Underestimating Patriotism


Argo is a consistently suspenseful spy film, a drama about the Central Inelegance Agency, and a match game between politics and show business. But what Argo is above all else is a case study in America's awkward relationship with patriotism.

It was outlandish in 1979 for the CIA to use a fake movie production as cover for hostage extraction, and it’s no less outlandish today. Ben Affleck’s re-enactment of the long-secreted hostage rescue swipes at the unimaginative government and absurd Hollywood in turns--while this could have been a mutually legitimizing comparison (the Government joins forces with Hollywood!) Argo accomplishes the opposite.

Aligning The Dream Factory with our nation's Custodians of Peace reveals a basic reliance on a performance that expects little of its audience. It’s a disrespectful posture for a performer to take, if a strangely needful one in this case.

I realize Argo is about one of America’s brightest moments but its historical portrayal, while endeavoring to be balanced and uplifting, is complicated by a cynicism that makes it more resonant.
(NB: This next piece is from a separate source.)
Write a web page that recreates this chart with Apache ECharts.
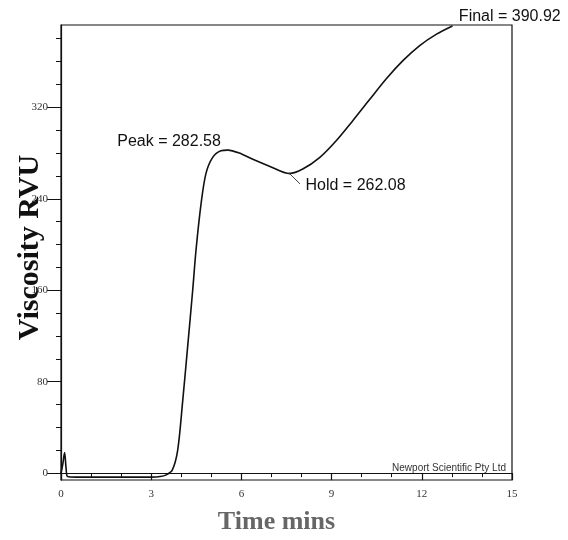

Patriotism is fairly under-explored in our country and it's never as uncontroversial as it's portrayed.

Director/Star Afflleck plays the CIA god of extradition—his job endangers his life and his marriage but he’s so uniquely gifted at it even the people who hire him can’t understand his vision. While the government pitches “they’re teachers riding bicycles in winter,” he pokes holes in their under-achieving story. That cover, he implies, is laughable, but restaging B grade Star Wars in the middle of Iran’s revolution is glitzy enough to divert machine gun toting guards while the hostages run to the nearest Swiss-bound plane.

The patriotism of the Iranian guards, as well as that of Iran's depicted populace, is equally uncomplicated and unexplored. Ours, however, requires that we accept our nation’s power and goodness at the same moment we accept its fraudulence, or at least its eagerness to grand-stand. We should call the show a show and accept that no one comes out clean.

The greater good isn't always achieved through upstanding means and with Argo we have the benefit of seeing a clandestine government agency in operation without hearing over-explanatory BS like "we're sin-eaters" (Bourne Legacy). Throw in a little over-explanation and we lose our opportunity to tussle with the phenomenon common to most every country but ours: faith in nation. Sympathies like those often look childish, but we shouldn't let that stop us.

Even approaching the subject puts Argo in reach of Oscar consideration, which isn't as much a compliment as a cynical retort. Legitimacy is no stranger to discomfort.